Aniversauro

Crônica de Ronaldo Rodrigues

Sempre que chega a data do aniversário aparecem certos questionamentos. Comigo, pelo menos, é assim. Penso na vida percorrida até aqui e na proximidade da morte. Não penso na morte como algo pesado. Penso nela como recompensa. Pois lá vão algumas dessas paranoias:

– Várias vezes achei sem graça as coisas que me pertencem. Meu nome, meu signo, a data do meu nascimento. Hoje, já superei ou me acostumei com tudo isso, o que mostra minha acomodação diante dos fatos.

– Vim ao mundo meio que de empréstimo. Nada meu me pertence. Meu nariz, meus olhos, meus óculos. A morte deve me libertar dessas coisas e devolvê-las a quem de direito.

– Ninguém me perguntou seu queria nascer gente, pássaro, planta… Aí nasci eu.

– Luto insistentemente para não legar ao mundo e aos meus irmãos de geração as minhas maiores habilidades: o estranhamento, a solidão, a insegurança, a covardia e o medo.

– Sou grato a tudo que me serve. Roupas, sapatos, cigarros, companhias. Não são muitas coisas, mas me contento com elas.

– Gostaria de deixar algo de chuva, de cheiro de terra molhada, de fim de tarde. Algumas pegadas a mais no labirinto da existência.

– Amizades foram feitas, desfeitas, insatisfeitas. Algumas mulheres amadas armadas desalmadas ficaram ao longo do caminho. Flores não colhidas. O que foi e o que poderia ter sido.

– Várias vezes me senti como alguém que foi deixado esperando no cais, na estação ferroviária, no aeroporto, na concha, dentro da caixa de fósforos.

– Por que não fugi com o circo ou tomei veneno?

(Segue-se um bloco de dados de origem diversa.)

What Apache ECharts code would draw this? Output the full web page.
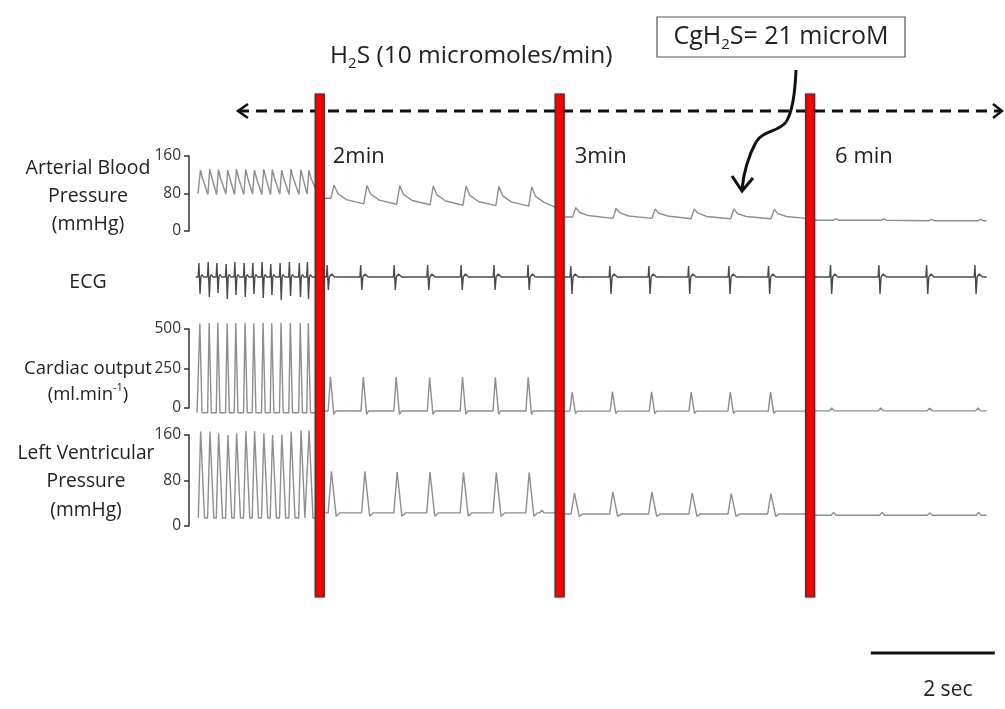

Por que insisto em enfrentar o deserto?

– Tenho alguns companheiros inseparáveis, como a solidão, que me acompanha, a literatura, que me salvou, e Drummond, que me guiou. 

– Penso que 90% da humanidade existem somente para atrapalhar a vida dos 10% restantes. Confesso minha impaciência com meus semelhantes. Geralmente, quando alguém me bate, penso em vinganças terríveis, mas fico só pensando e, no final das contas, acabo agradecendo ao agressor.

– O tempo até aqui me foi suficiente. Tive tempo para crer em Deus, tempo para duvidar de Deus, tempo para me reconciliar com Deus. E até me sentir o próprio. 

– Devo dizer que sou grato à vida que me foi dada. Fui / sou / estou / serei feliz.